• **WHAT IS ASKED**: Whenever a line below holds the word "this", copy that line.

• **RAW DATA**:
★ ★ ★ ★ ★

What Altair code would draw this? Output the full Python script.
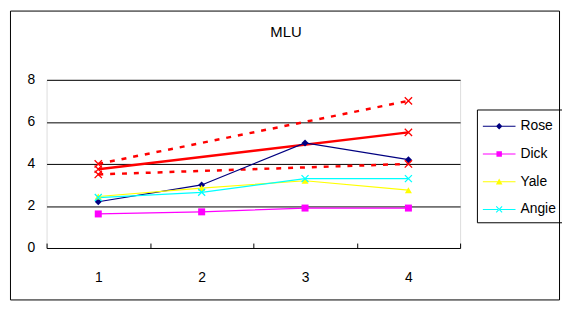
import altair as alt
import pandas as pd

categories = ["1", "2", "3", "4"]
series_names = ["Rose", "Dick", "Yale", "Angie"]
rose = [2.2, 3.0, 5.0, 4.2]
dick = [1.62, 1.72, 1.9, 1.9]
yale = [2.45, 2.85, 3.2, 2.75]
angie = [2.4, 2.65, 3.3, 3.3]
colors = ["#000080", "#FF00FF", "#FFFF00", "#00FFFF"]

red_x = ["1", "4"]
red_mid = [3.75, 5.5]
red_upper = [4.0, 7.0]
red_lower = [3.5, 4.0]
red_names = ["mid", "upper", "lower"]

chart_title = ["MLU"]

rows = []
for name, vals in zip(series_names, [rose, dick, yale, angie]):
    for c, v in zip(categories, vals):
        rows.append({"x": c, "y": v, "series": name})
df = pd.DataFrame(rows)

red_rows = []
for name, vals in zip(red_names, [red_mid, red_upper, red_lower]):
    for c, v in zip(red_x, vals):
        red_rows.append({"x": c, "y": v, "series": name})
rdf = pd.DataFrame(red_rows)
tdf = pd.DataFrame({"t": chart_title})

XPATH = "M-1,-1L1,1M-1,1L1,-1"
marker_shapes = ["diamond", "square", "triangle-up", XPATH]
LINE = "M-1,-0.045L2,-0.045L2,0.045L-1,0.045Z"
legend_shapes = [
    LINE + "M0.5,-0.3L0.8,0L0.5,0.3L0.2,0Z",
    LINE + "M0.25,-0.25L0.75,-0.25L0.75,0.25L0.25,0.25Z",
    LINE + "M0.5,-0.3L0.8,0.25L0.2,0.25Z",
    LINE + "M0.265,-0.305L0.805,0.235L0.735,0.305L0.195,-0.235Z"
    + "M0.265,0.305L0.805,-0.235L0.735,-0.305L0.195,0.235Z",
]

xenc = alt.X("x:O", sort=categories, scale=alt.Scale(domain=categories),
             axis=alt.Axis(title=None, tickBand="extent", tickSize=5, offset=-5,
                           domain=False, grid=False, labelAngle=0,
                           labelPadding=23, tickColor="black", labelFontSize=14,
                           labelColor="black", labelFont="Liberation Sans"))
yenc = alt.Y("y:Q", scale=alt.Scale(domain=[0, 8]),
             axis=alt.Axis(title=None, values=[0, 2, 4, 6, 8], ticks=False, domain=False,
                           grid=True, gridColor="black", gridWidth=1, gridOpacity=1,
                           labelPadding=12, labelFontSize=14, labelColor="black",
                           labelFont="Liberation Sans"))
cscale = alt.Scale(domain=series_names, range=colors)

lines = alt.Chart(df).mark_line(strokeWidth=1.2).encode(
    x=xenc, y=yenc,
    color=alt.Color("series:N", scale=cscale, legend=None),
    detail="series:N",
)
points = alt.Chart(df).mark_point(filled=True, size=50, opacity=1, strokeWidth=1).encode(
    x=xenc, y=yenc,
    color=alt.Color("series:N", scale=cscale, legend=None),
    shape=alt.Shape("series:N", scale=alt.Scale(domain=series_names, range=marker_shapes), legend=None),
)
# the X marker of Angie needs a stroke
angie_pts = alt.Chart(df[df.series == "Angie"]).mark_point(
    shape=XPATH, size=50, color="#00FFFF", filled=False, strokeWidth=1.3, opacity=1
).encode(x=xenc, y=yenc)

red_solid = alt.Chart(rdf[rdf.series == "mid"]).mark_line(color="#FF0000", strokeWidth=2.5).encode(
    x=xenc, y=yenc)
red_dashed = alt.Chart(rdf[rdf.series != "mid"]).mark_line(
    color="#FF0000", strokeWidth=2.5, strokeDash=[5, 7]).encode(
    x=xenc, y=yenc, detail="series:N")
red_pts = alt.Chart(rdf).mark_point(shape=XPATH, size=55, color="#FF0000", filled=False,
                                    strokeWidth=1.3, opacity=1).encode(x=xenc, y=yenc)

leg = alt.Legend(title=None, orient="none", legendX=435, legendY=30,
                 strokeColor="black", padding=6, symbolSize=484,
                 symbolStrokeWidth=0, symbolOpacity=1,
                 labelFontSize=14, labelFont="Liberation Sans",
                 labelColor="black", labelOffset=16, rowPadding=10)
legend_layer = alt.Chart(df).mark_point(opacity=0, filled=True).encode(
    x=xenc, y=yenc,
    color=alt.Color("series:N", scale=alt.Scale(domain=series_names, range=colors), legend=leg),
    shape=alt.Shape("series:N", scale=alt.Scale(domain=series_names, range=legend_shapes), legend=leg),
)

border = alt.Chart(tdf).mark_rect(fill=None, stroke="black", strokeWidth=1).encode(
    x=alt.value(-36.5), x2=alt.value(518.5), y=alt.value(-69.5), y2=alt.value(222.5))

title = alt.Chart(tdf).mark_text(fontSize=15, font="Liberation Sans", fontWeight="normal",
                                 color="black", baseline="middle", align="center").encode(
    text="t:N", x=alt.value(242), y=alt.value(-48))

chart = alt.layer(border, title, red_dashed, red_solid, lines, points, angie_pts, red_pts,
                  legend_layer).resolve_scale(
    shape="independent", color="independent"
).properties(
    width=418, height=170,
    padding={"left": 39, "top": 71, "right": 103, "bottom": 55},
    autosize=alt.AutoSizeParams(type="none"),
).configure_view(stroke="black", strokeWidth=1).configure(background="white")

chart.save("out.html", embed_options={"renderer": "svg", "actions": False})
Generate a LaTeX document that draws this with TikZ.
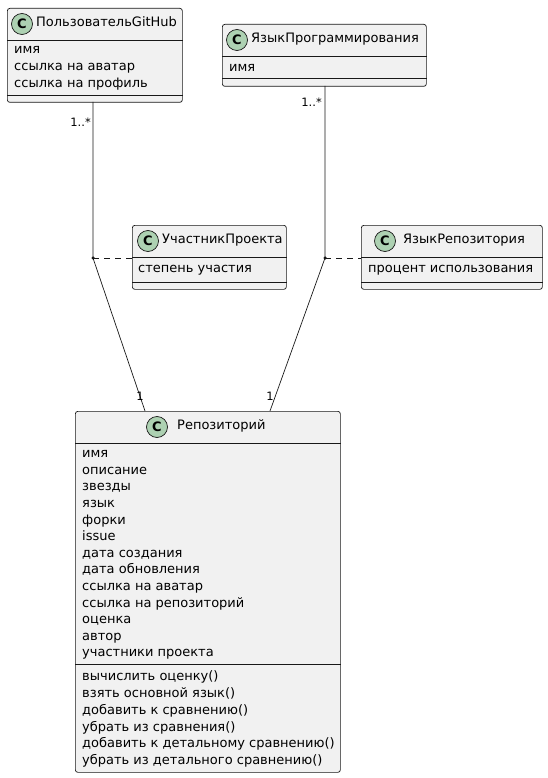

★ ★ ★ ★ ★

• **CORRECT OUTPUT**:
What Altair code would draw this? Output the full Python script.
Generate a LaTeX document that draws this with TikZ.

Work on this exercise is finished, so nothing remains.